§ DO THIS
Write out the listing below exactly, and omit any images you find in it.

§ THE INPUT
>> BEGIN

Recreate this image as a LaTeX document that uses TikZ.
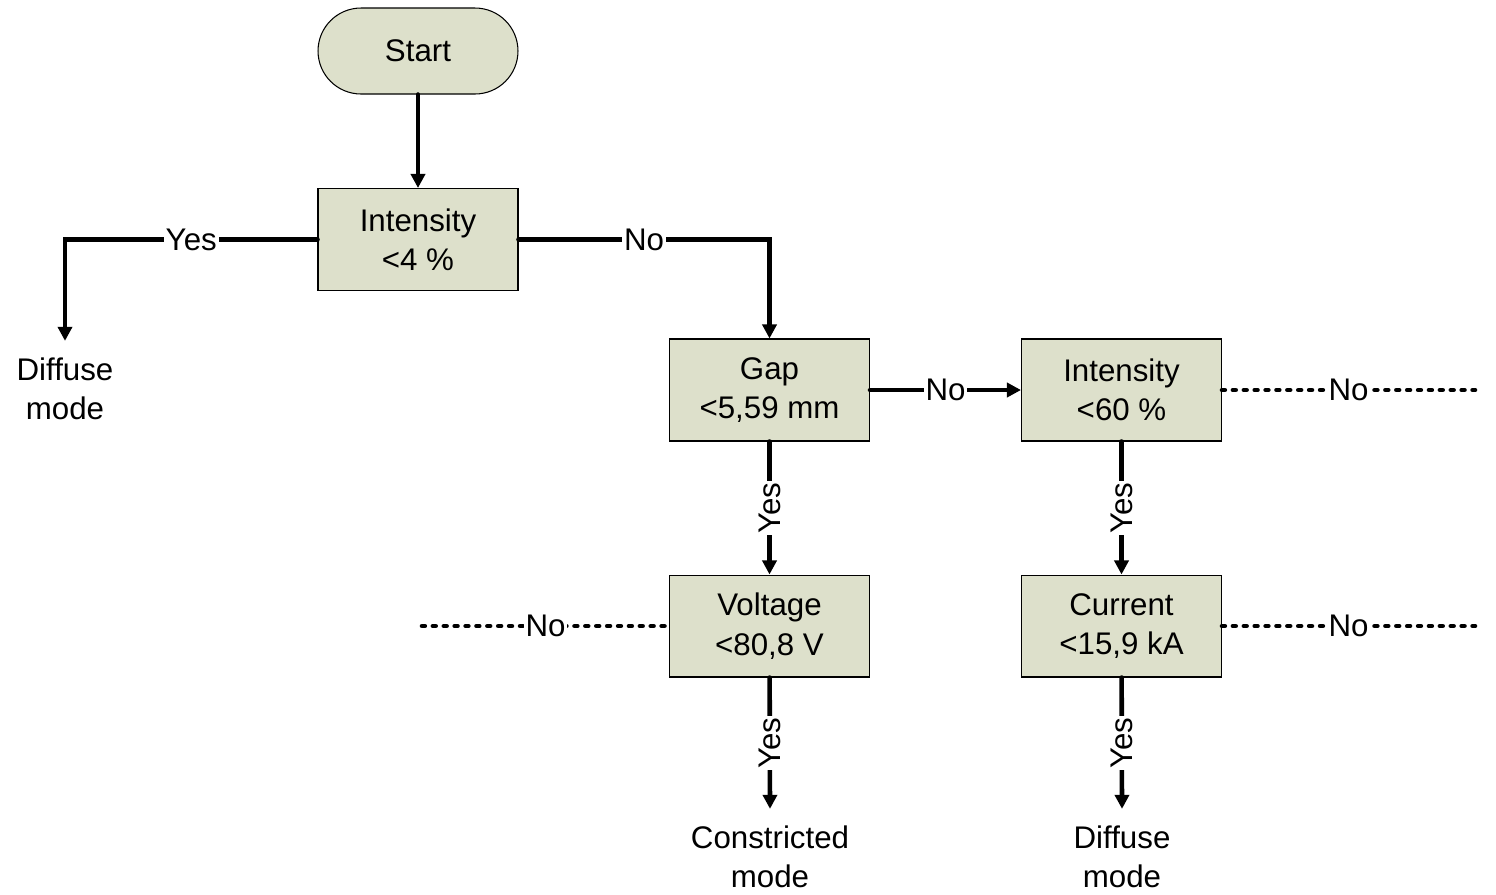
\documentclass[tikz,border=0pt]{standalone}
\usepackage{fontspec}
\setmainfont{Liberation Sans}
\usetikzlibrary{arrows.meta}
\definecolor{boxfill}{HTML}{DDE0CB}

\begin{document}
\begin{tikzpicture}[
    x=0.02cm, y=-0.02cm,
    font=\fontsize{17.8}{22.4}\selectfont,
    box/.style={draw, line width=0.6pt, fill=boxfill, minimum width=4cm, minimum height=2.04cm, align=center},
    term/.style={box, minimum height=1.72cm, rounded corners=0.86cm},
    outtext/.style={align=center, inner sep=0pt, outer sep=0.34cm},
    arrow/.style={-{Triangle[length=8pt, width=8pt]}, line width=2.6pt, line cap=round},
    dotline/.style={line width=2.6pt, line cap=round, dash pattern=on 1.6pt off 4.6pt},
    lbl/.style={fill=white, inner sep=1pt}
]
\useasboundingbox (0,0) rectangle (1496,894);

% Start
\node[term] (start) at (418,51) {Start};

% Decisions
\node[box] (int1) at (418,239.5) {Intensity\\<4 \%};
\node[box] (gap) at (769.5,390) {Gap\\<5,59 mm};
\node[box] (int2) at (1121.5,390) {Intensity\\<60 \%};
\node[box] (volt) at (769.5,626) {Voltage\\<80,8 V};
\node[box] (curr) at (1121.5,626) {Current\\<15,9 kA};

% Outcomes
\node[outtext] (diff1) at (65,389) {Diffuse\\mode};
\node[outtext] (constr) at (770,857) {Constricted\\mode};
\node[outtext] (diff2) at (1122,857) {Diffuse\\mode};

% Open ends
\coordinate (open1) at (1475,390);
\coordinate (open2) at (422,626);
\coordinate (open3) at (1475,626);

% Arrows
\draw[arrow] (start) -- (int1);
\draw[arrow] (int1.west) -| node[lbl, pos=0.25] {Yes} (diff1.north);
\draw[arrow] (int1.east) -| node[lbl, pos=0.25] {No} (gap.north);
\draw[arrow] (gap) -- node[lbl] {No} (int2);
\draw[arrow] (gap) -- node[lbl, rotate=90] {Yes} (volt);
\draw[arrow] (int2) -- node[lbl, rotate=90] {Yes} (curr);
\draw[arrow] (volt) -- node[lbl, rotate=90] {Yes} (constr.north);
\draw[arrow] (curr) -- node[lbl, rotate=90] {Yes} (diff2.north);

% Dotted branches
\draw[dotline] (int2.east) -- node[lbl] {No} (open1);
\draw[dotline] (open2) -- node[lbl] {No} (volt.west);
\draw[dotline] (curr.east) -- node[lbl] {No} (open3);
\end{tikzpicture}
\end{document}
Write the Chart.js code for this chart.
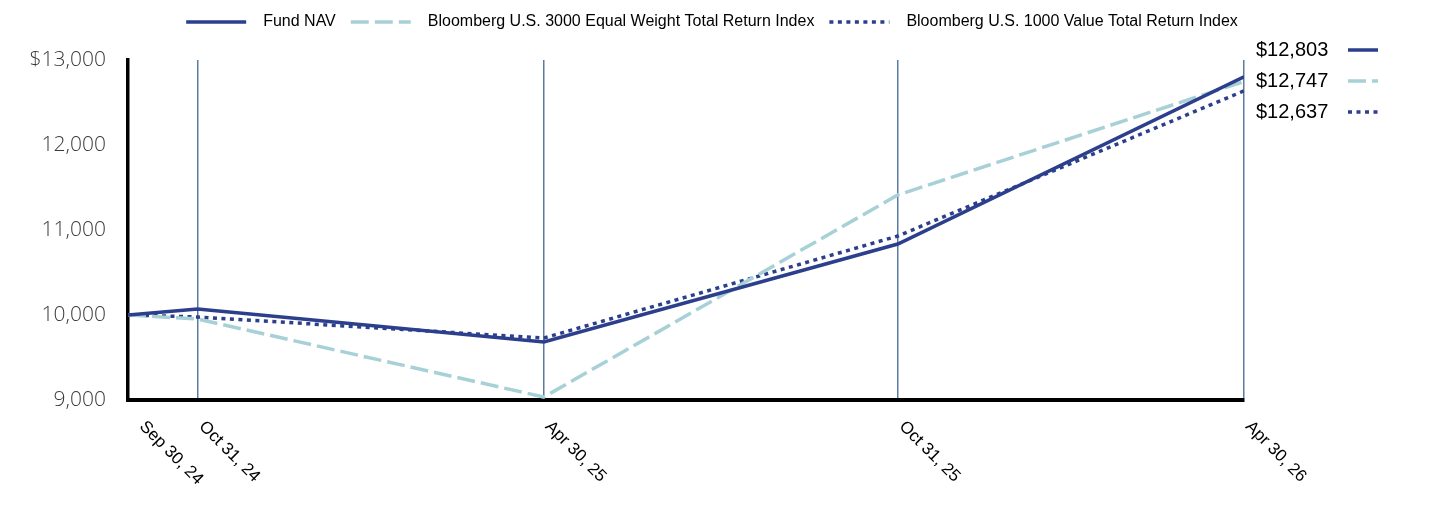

>> END

§ WORKED ANSWER
Recreate this image as a LaTeX document that uses TikZ.
\documentclass[tikz,border=0pt]{standalone}
\usepackage{fontspec}
\setmainfont{Liberation Sans}
\usetikzlibrary{arrows.meta}
\definecolor{boxfill}{HTML}{DDE0CB}

\begin{document}
\begin{tikzpicture}[
    x=0.02cm, y=-0.02cm,
    font=\fontsize{17.8}{22.4}\selectfont,
    box/.style={draw, line width=0.6pt, fill=boxfill, minimum width=4cm, minimum height=2.04cm, align=center},
    term/.style={box, minimum height=1.72cm, rounded corners=0.86cm},
    outtext/.style={align=center, inner sep=0pt, outer sep=0.34cm},
    arrow/.style={-{Triangle[length=8pt, width=8pt]}, line width=2.6pt, line cap=round},
    dotline/.style={line width=2.6pt, line cap=round, dash pattern=on 1.6pt off 4.6pt},
    lbl/.style={fill=white, inner sep=1pt}
]
\useasboundingbox (0,0) rectangle (1496,894);

% Start
\node[term] (start) at (418,51) {Start};

% Decisions
\node[box] (int1) at (418,239.5) {Intensity\\<4 \%};
\node[box] (gap) at (769.5,390) {Gap\\<5,59 mm};
\node[box] (int2) at (1121.5,390) {Intensity\\<60 \%};
\node[box] (volt) at (769.5,626) {Voltage\\<80,8 V};
\node[box] (curr) at (1121.5,626) {Current\\<15,9 kA};

% Outcomes
\node[outtext] (diff1) at (65,389) {Diffuse\\mode};
\node[outtext] (constr) at (770,857) {Constricted\\mode};
\node[outtext] (diff2) at (1122,857) {Diffuse\\mode};

% Open ends
\coordinate (open1) at (1475,390);
\coordinate (open2) at (422,626);
\coordinate (open3) at (1475,626);

% Arrows
\draw[arrow] (start) -- (int1);
\draw[arrow] (int1.west) -| node[lbl, pos=0.25] {Yes} (diff1.north);
\draw[arrow] (int1.east) -| node[lbl, pos=0.25] {No} (gap.north);
\draw[arrow] (gap) -- node[lbl] {No} (int2);
\draw[arrow] (gap) -- node[lbl, rotate=90] {Yes} (volt);
\draw[arrow] (int2) -- node[lbl, rotate=90] {Yes} (curr);
\draw[arrow] (volt) -- node[lbl, rotate=90] {Yes} (constr.north);
\draw[arrow] (curr) -- node[lbl, rotate=90] {Yes} (diff2.north);

% Dotted branches
\draw[dotline] (int2.east) -- node[lbl] {No} (open1);
\draw[dotline] (open2) -- node[lbl] {No} (volt.west);
\draw[dotline] (curr.east) -- node[lbl] {No} (open3);
\end{tikzpicture}
\end{document}
Write the Chart.js code for this chart.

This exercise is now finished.